**Directions**. Your task is to copy the listing exactly. Drop any pictures from the copy.

★ ★ ★ ★ ★

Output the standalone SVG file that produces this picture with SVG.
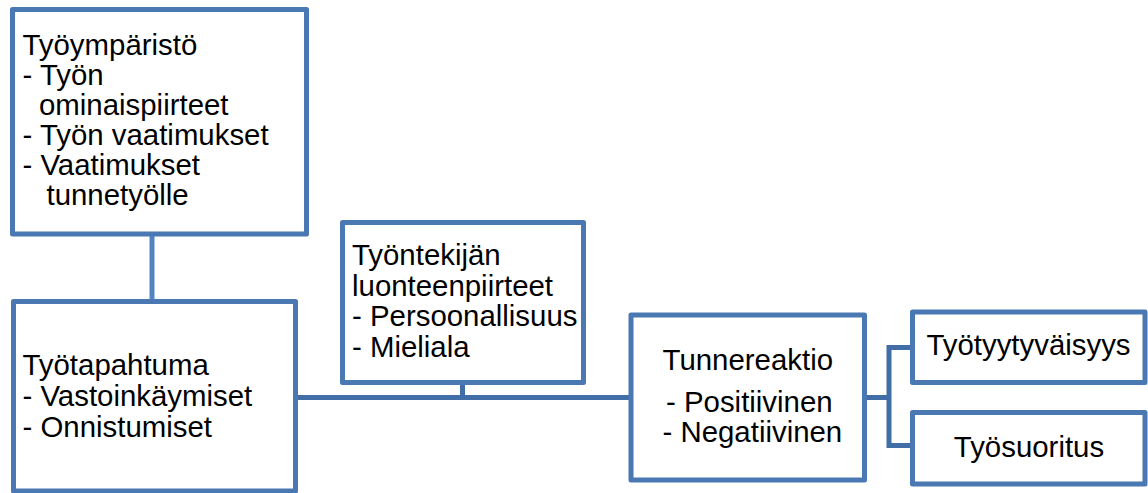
<svg xmlns="http://www.w3.org/2000/svg" width="1148" height="493" viewBox="0 0 1148 493">
  <style>
    .box { fill: #ffffff; stroke: #4a78b2; stroke-width: 5; stroke-linejoin: round; }
    .link { fill: none; stroke: #416ea6; stroke-width: 5; }
    .link-v { fill: none; stroke: #5284c0; stroke-width: 5; }
    text { font-family: "Liberation Sans", Arial, sans-serif; font-size: 29.4px; fill: #000000; }
    .mid { text-anchor: middle; }
  </style>

  <!-- connectors -->
  <g id="connectors">
    <line class="link-v" x1="152" y1="234" x2="152" y2="301.5"/>
    <line class="link" x1="295.5" y1="397.5" x2="631" y2="397.5"/>
    <line class="link" x1="462.5" y1="382.5" x2="462.5" y2="397.5"/>
    <polyline class="link" points="864.5,397.5 889,397.5"/>
    <polyline class="link" points="912.5,347.5 889,347.5 889,445.5 912.5,445.5"/>
  </g>

  <!-- work environment -->
  <g id="tyoymparisto">
    <rect class="box" x="12.5" y="9.5" width="294" height="224.5"/>
    <text x="22.5" y="54.5">Työympäristö</text>
    <text x="22.5" y="84.5">- Työn</text>
    <text x="39" y="114.5">ominaispiirteet</text>
    <text x="22.5" y="144.5">- Työn vaatimukset</text>
    <text x="22.5" y="174.5">- Vaatimukset</text>
    <text x="46.5" y="204.5">tunnetyölle</text>
  </g>

  <!-- work event -->
  <g id="tyotapahtuma">
    <rect class="box" x="13.5" y="301.5" width="282" height="189.5"/>
    <text x="22.5" y="375">Työtapahtuma</text>
    <text x="22.5" y="406">- Vastoinkäymiset</text>
    <text x="22.5" y="436.5">- Onnistumiset</text>
  </g>

  <!-- employee traits -->
  <g id="luonteenpiirteet">
    <rect class="box" x="342.5" y="222.5" width="241" height="160"/>
    <text x="352" y="265">Työntekijän</text>
    <text x="352" y="295.5">luonteenpiirteet</text>
    <text x="352" y="326">- Persoonallisuus</text>
    <text x="352" y="356.5">- Mieliala</text>
  </g>

  <!-- emotional reaction -->
  <g id="tunnereaktio">
    <rect class="box" x="631" y="315" width="233.5" height="165"/>
    <text class="mid" x="747.8" y="370">Tunnereaktio</text>
    <text x="666" y="411.5">- Positiivinen</text>
    <text x="662.5" y="441.5">- Negatiivinen</text>
  </g>

  <!-- job satisfaction -->
  <g id="tyotyytyvaisyys">
    <rect class="box" x="912.5" y="312" width="232.5" height="70.5"/>
    <text class="mid" x="1028.5" y="355">Työtyytyväisyys</text>
  </g>

  <!-- job performance -->
  <g id="tyosuoritus">
    <rect class="box" x="912.5" y="412.5" width="232.5" height="71.5"/>
    <text class="mid" x="1029" y="456.5">Työsuoritus</text>
  </g>
</svg>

★ ★ ★ ★ ★

**Final answer**.
Output the standalone SVG file that produces this picture with SVG.
<svg xmlns="http://www.w3.org/2000/svg" width="1148" height="493" viewBox="0 0 1148 493">
  <style>
    .box { fill: #ffffff; stroke: #4a78b2; stroke-width: 5; stroke-linejoin: round; }
    .link { fill: none; stroke: #416ea6; stroke-width: 5; }
    .link-v { fill: none; stroke: #5284c0; stroke-width: 5; }
    text { font-family: "Liberation Sans", Arial, sans-serif; font-size: 29.4px; fill: #000000; }
    .mid { text-anchor: middle; }
  </style>

  <!-- connectors -->
  <g id="connectors">
    <line class="link-v" x1="152" y1="234" x2="152" y2="301.5"/>
    <line class="link" x1="295.5" y1="397.5" x2="631" y2="397.5"/>
    <line class="link" x1="462.5" y1="382.5" x2="462.5" y2="397.5"/>
    <polyline class="link" points="864.5,397.5 889,397.5"/>
    <polyline class="link" points="912.5,347.5 889,347.5 889,445.5 912.5,445.5"/>
  </g>

  <!-- work environment -->
  <g id="tyoymparisto">
    <rect class="box" x="12.5" y="9.5" width="294" height="224.5"/>
    <text x="22.5" y="54.5">Työympäristö</text>
    <text x="22.5" y="84.5">- Työn</text>
    <text x="39" y="114.5">ominaispiirteet</text>
    <text x="22.5" y="144.5">- Työn vaatimukset</text>
    <text x="22.5" y="174.5">- Vaatimukset</text>
    <text x="46.5" y="204.5">tunnetyölle</text>
  </g>

  <!-- work event -->
  <g id="tyotapahtuma">
    <rect class="box" x="13.5" y="301.5" width="282" height="189.5"/>
    <text x="22.5" y="375">Työtapahtuma</text>
    <text x="22.5" y="406">- Vastoinkäymiset</text>
    <text x="22.5" y="436.5">- Onnistumiset</text>
  </g>

  <!-- employee traits -->
  <g id="luonteenpiirteet">
    <rect class="box" x="342.5" y="222.5" width="241" height="160"/>
    <text x="352" y="265">Työntekijän</text>
    <text x="352" y="295.5">luonteenpiirteet</text>
    <text x="352" y="326">- Persoonallisuus</text>
    <text x="352" y="356.5">- Mieliala</text>
  </g>

  <!-- emotional reaction -->
  <g id="tunnereaktio">
    <rect class="box" x="631" y="315" width="233.5" height="165"/>
    <text class="mid" x="747.8" y="370">Tunnereaktio</text>
    <text x="666" y="411.5">- Positiivinen</text>
    <text x="662.5" y="441.5">- Negatiivinen</text>
  </g>

  <!-- job satisfaction -->
  <g id="tyotyytyvaisyys">
    <rect class="box" x="912.5" y="312" width="232.5" height="70.5"/>
    <text class="mid" x="1028.5" y="355">Työtyytyväisyys</text>
  </g>

  <!-- job performance -->
  <g id="tyosuoritus">
    <rect class="box" x="912.5" y="412.5" width="232.5" height="71.5"/>
    <text class="mid" x="1029" y="456.5">Työsuoritus</text>
  </g>
</svg>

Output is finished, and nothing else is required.